As a general rule it is best to avoid potential RAWs. It is hardware, and runtime situation dependent whether there will be a RAW hazard or not, so avoiding the possibility is the best defense. Consider the following code which uses loads and stores of bytes to construct an integer.
#include <stdio.h>
#include <sys/time.h>
void tick()
{
hrtime_t now = gethrtime();
static hrtime_t then = 0;
if (then>0) printf("Elapsed = %f\n", 1.0*(now-then)/100000000.0);
then = now;
}
int func(char * value)
{
int temp;
((char*)&temp)[0] = value[3];
((char*)&temp)[1] = value[2];
((char*)&temp)[2] = value[1];
((char*)&temp)[3] = value[0];
return temp;
}
int main()
{
int value = 0x01020304;
tick();
for (int i=0; i<100000000; i++) func((char*)&value);
}
In the above code we're reversing the byte order by loading the bytes one-by-one, and storing them into an integer in the correct position, then loading the integer. Running this code on a test machine it reports 12ns per iteration.

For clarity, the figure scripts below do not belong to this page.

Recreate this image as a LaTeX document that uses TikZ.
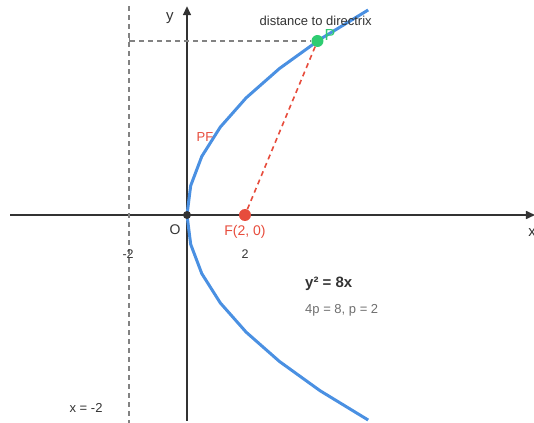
\documentclass[tikz,border=0pt]{standalone}
\usepackage{fontspec}
\setmainfont{Liberation Sans}
\usepackage{tikz}
\usetikzlibrary{arrows.meta,positioning}
\definecolor{CurveBlue}{RGB}{74,144,226}
\definecolor{FocusRed}{RGB}{231,76,60}
\definecolor{PointGreen}{RGB}{46,204,113}
\definecolor{AxisGray}{RGB}{51,51,51}
\definecolor{GuideGray}{RGB}{130,130,130}
\definecolor{NoteGray}{RGB}{110,110,110}

\begin{document}
\begin{tikzpicture}[
x=29pt, y=29pt,
axis/.style={
draw=AxisGray,
line width=1.6pt,
-{Triangle[length=9pt,width=8pt]}
},
guide/.style={
draw=GuideGray,
line width=1.5pt,
dash pattern=on 5pt off 4pt
},
dot/.style={
circle,
inner sep=0pt,
minimum size=#1
},
lbl/.style={
font=\fontsize{13}{15}\selectfont,
inner sep=0pt
}
]
\useasboundingbox (-6.448,-7.172) rectangle (11.966,7.414);

% axes and directrix
\coordinate (xs) at (-6.1,0);
\coordinate (xe) at (12.0,0);
\coordinate (ys) at (0,-7.1);
\coordinate (ye) at (0,7.2);
\coordinate (dtop) at (-2,7.2);
\coordinate (dbot) at (-2,-7.2);
\coordinate (H) at (-2,6);
\draw[axis] (xs) -- (xe);
\draw[axis] (ys) -- (ye);
\draw[guide] (dtop) -- (dbot);

% parabola y^2 = 8x
\draw[CurveBlue, line width=3pt, line join=round]
  plot[domain=-7.07:7.07, samples=15] ({\x*\x/8},\x);

% points
\node[dot=8pt, fill=AxisGray] (O) at (0,0) {};
\node[dot=12pt, fill=FocusRed] (F) at (2,0) {};
\node[dot=12pt, fill=PointGreen] (P) at (4.5,6) {};

\draw[guide, {Bar[width=6pt]}-] (H) -- (P);
\draw[FocusRed, line width=1.6pt, dash pattern=on 5pt off 4pt] (P) -- (F);

% labels
\node[lbl, text=AxisGray, font=\fontsize{15}{17}\selectfont] at (-0.59,6.8) {y};
\node[lbl, text=AxisGray, font=\fontsize{15}{17}\selectfont] at (11.9,-0.59) {x};
\node[lbl, text=AxisGray, anchor=west] at (2.5,6.69) {distance to directrix};
\node[lbl, text=PointGreen, font=\fontsize{16}{18}\selectfont, anchor=south west] (Plbl) at (4.74,6.02) {P};
\node[lbl, text=FocusRed] at (0.62,2.69) {PF};
\node[lbl, text=AxisGray, font=\fontsize{14}{16}\selectfont] at (-0.41,-0.52) {O};
\node[lbl, text=FocusRed, font=\fontsize{14}{16}\selectfont] at (2,-0.59) {F(2, 0)};
\node[lbl, text=AxisGray, font=\fontsize{12.5}{14}\selectfont] at (-2.03,-1.34) {-2};
\node[lbl, text=AxisGray, font=\fontsize{12.5}{14}\selectfont] at (2,-1.34) {2};
\node[lbl, text=AxisGray, anchor=west, font=\fontsize{15}{17}\selectfont\bfseries] at (4.07,-2.38) {y² = 8x};
\node[lbl, text=NoteGray, anchor=west] at (4.07,-3.28) {4p = 8, p = 2};
\node[lbl, text=AxisGray] at (-3.48,-6.66) {x = -2};
\end{tikzpicture}
\end{document}
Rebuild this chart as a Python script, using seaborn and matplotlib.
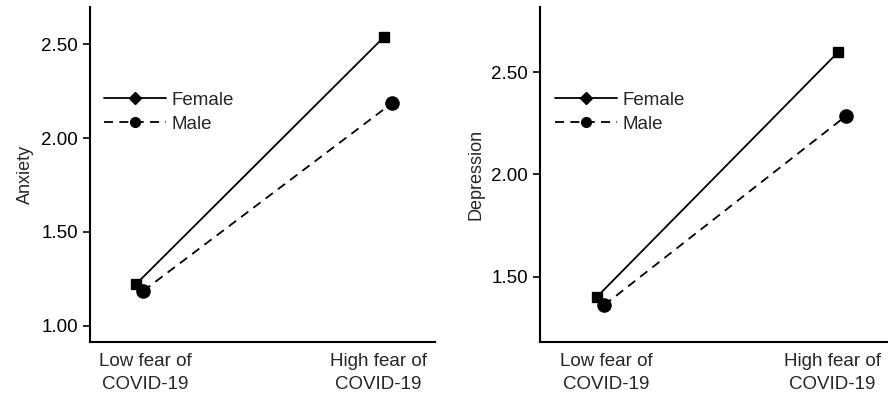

However, it is possible to perform the same reordering using logical operations (shifts and ORs) as follows:
int func2(char* value)
{
return (value[0]<<24) | (value[1]<<16) | (value[2]<<8) | value[0];
}
This modified routine takes about 8ns per iteration. Which is significantly faster than the original code.
The actual speed up observed will depend on many factors, the most obvious being how often the code is encountered. The more observation is that the speed up depends on the platform. Some platforms will be more sensitive to the impact of RAWs than others. So the best advice is, whereever possible, to avoid passing data through the stack.